The fact that cyberstalking does not involve physical contact may create the misperception that it is more benign than physical stalking. This is not necessarily true. As the Internet becomes an ever more integral part of our personal and professional lives, stalkers can take advantage of the ease of communications as well as increased access to personal information. In addition, the ease of use and non-confrontational, impersonal, and sometimes anonymous nature of Internet communications may remove disincentives to cyberstalking. Put another way, whereas a potential stalker may be unwilling or unable to confront a victim in person or on the telephone, he or she may have little hesitation sending harassing or threatening electronic communications to a victim. Finally, as with physical stalking, online harassment and threats may be a prelude to more serious behavior, including physical violence.

While there are many similarities between offline and online stalking, the Internet and other communications technologies provide new avenues for stalkers to pursue their victims.

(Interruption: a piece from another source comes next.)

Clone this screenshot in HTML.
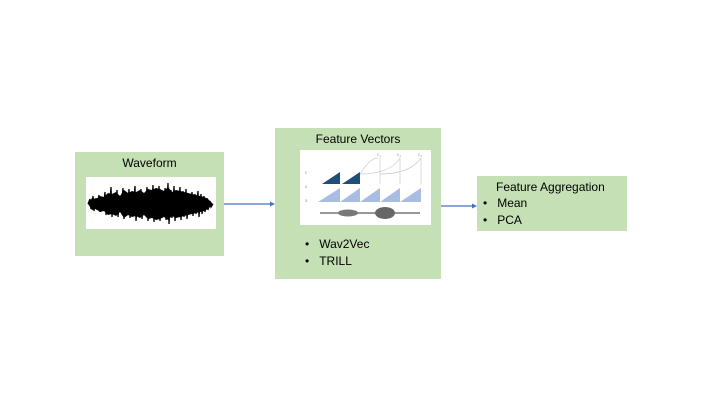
<!DOCTYPE html>
<html><head><meta charset="utf-8"><style>
body{margin:0;width:720px;height:405px;background:#fff;position:relative;overflow:hidden;font-family:"Liberation Sans",sans-serif;}
.box{position:absolute;background:#c5e0b4;}
.t{position:absolute;font-size:12px;color:#000;white-space:nowrap;}
</style></head><body>
<div class="box" style="left:75px;top:152px;width:149px;height:104px"></div>
<div class="t" style="left:75px;width:149px;text-align:center;top:156px">Waveform</div>
<div style="position:absolute;left:86px;top:177px;width:130px;height:52px;background:#fff"></div>
<svg style="position:absolute;left:86px;top:177px" width="130" height="52">
<polygon fill="#000" points="2,27 6,21 10,22 14,19 18,20 22,16 26,17 30,15 34,19 38,13 42,16 46,14 50,15 54,13 58,16 62,12 66,13 70,11 74,12 78,14 82,10 86,15 90,13 94,14 98,15 102,16 106,17 110,18 114,19 118,20 122,22 127,27 122,32 118,34 114,35 110,36 106,37 102,38 98,39 94,40 90,41 86,39 82,43 78,40 74,42 70,43 66,41 62,42 58,38 54,41 50,39 46,40 42,38 38,41 34,35 30,39 26,37 22,38 18,34 14,35 10,32 6,33"/>
<polyline fill="none" stroke="#000" stroke-width="1.3" points="2,27 4,22 5,32 7,19 8,34 10,21 11,33 13,18 14,35 16,20 17,34 19,15 20,38 22,19 23,36 25,10 26,40 28,17 29,37 31,13 32,40 34,19 35,35 37,11 38,42 40,16 41,38 43,12 44,41 46,18 47,36 49,9 50,44 52,15 53,39 55,12 56,42 58,17 59,37 61,10 62,44 64,14 65,40 67,8 68,45 70,13 71,41 73,9 74,44 76,15 77,39 79,11 80,43 82,6 83,47 85,13 86,41 88,9 89,44 91,16 92,38 94,10 95,43 97,14 98,40 100,12 101,42 103,18 104,37 106,15 107,39 109,17 110,37 112,14 113,40 115,17 116,37 118,19 119,35 121,21 122,33 124,24 125,30 127,27"/>
</svg>

<div class="box" style="left:275px;top:128px;width:166px;height:151px"></div>
<div class="t" style="left:275px;width:166px;text-align:center;top:132px">Feature Vectors</div>
<div style="position:absolute;left:300px;top:150px;width:131px;height:75px;background:#fff"></div>
<svg style="position:absolute;left:300px;top:150px" width="131" height="75" font-family="Liberation Serif" font-size="5" fill="#888">
<text x="5" y="24">c</text><text x="5" y="38">z</text><text x="5" y="52">x</text>
<polygon points="22,34 40,34 40,22" fill="#1f4e79"/>
<polygon points="42,34 60,34 60,22" fill="#1f4e79"/>
<polygon points="18,52 40,52 40,38" fill="#a9bde3"/>
<polygon points="40,52 60,52 60,38" fill="#a9bde3"/>
<polygon points="60,52 80,52 80,38" fill="#a9bde3"/>
<polygon points="80,52 100,52 100,38" fill="#a9bde3"/>
<polygon points="100,52 121,52 121,38" fill="#a9bde3"/>
<path d="M60,24 Q70,8 78,8 M80,34 V8 M60,24 Q90,24 100,8 M100,34 V8 M121,34 V8 M80,24 Q110,24 121,8" stroke="#ccc" fill="none" stroke-width="0.7"/>
<text x="77" y="6">c₁</text><text x="97" y="6">c₂</text><text x="118" y="6">c₃</text>
<path d="M20,63 H120" stroke="#777" stroke-width="1.5"/>
<ellipse cx="48" cy="63" rx="10" ry="3.5" fill="#777"/>
<ellipse cx="85" cy="63" rx="10" ry="6" fill="#666"/>
</svg>
<div class="t" style="left:305px;top:237px">•&nbsp;&nbsp;&nbsp;Wav2Vec</div>
<div class="t" style="left:305px;top:254px">•&nbsp;&nbsp;&nbsp;TRILL</div>

<div class="box" style="left:477px;top:176px;width:150px;height:55px"></div>
<div class="t" style="left:496px;top:180px">Feature Aggregation</div>
<div class="t" style="left:483px;top:196px">•&nbsp;&nbsp;&nbsp;Mean</div>
<div class="t" style="left:483px;top:213px">•&nbsp;&nbsp;&nbsp;PCA</div>

<svg style="position:absolute;left:0;top:0" width="720" height="405">
<line x1="224" y1="204" x2="271" y2="204" stroke="#4472c4" stroke-width="1.2"/>
<polygon points="275,204 270,201.5 270,206.5" fill="#4472c4"/>
<line x1="441" y1="206" x2="473" y2="206" stroke="#4472c4" stroke-width="1.2"/>
<polygon points="477,206 472,203.5 472,208.5" fill="#4472c4"/>
</svg>
</body></html>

The anonymity of the Internet also provides new opportunities for would-be cyberstalkers. A cyberstalker's true identity can be concealed by using different ISPs and/or by adopting different screen names. More experienced stalkers can use anonymous remailers that make it all-but-impossible to determine the true identity of the source of an e-mail or other electronic communication.
 
Anonymity leaves the cyberstalker in an advantageous position. Unbeknownst to the target, the perpetrator could be in another state, around the corner, or in the next cubicle at work. The perpetrator could be a former friend or lover, a total stranger met in a chat room, or simply a teenager playing a practical joke. The inability to identify the source of the harassment or threats could be particularly ominous to a cyberstalking victim, and the veil of anonymity might encourage the perpetrator to continue these acts. In addition, some perpetrators, armed with the knowledge that their identity is unknown, might be more willing to pursue the victim at work or home, and the Internet can provide substantial information to this end. Numerous websites will provide personal information, including unlisted telephone numbers and detailed directions to a home or office. For a fee, other websites promise to provide social security numbers, financial data, and other personal information.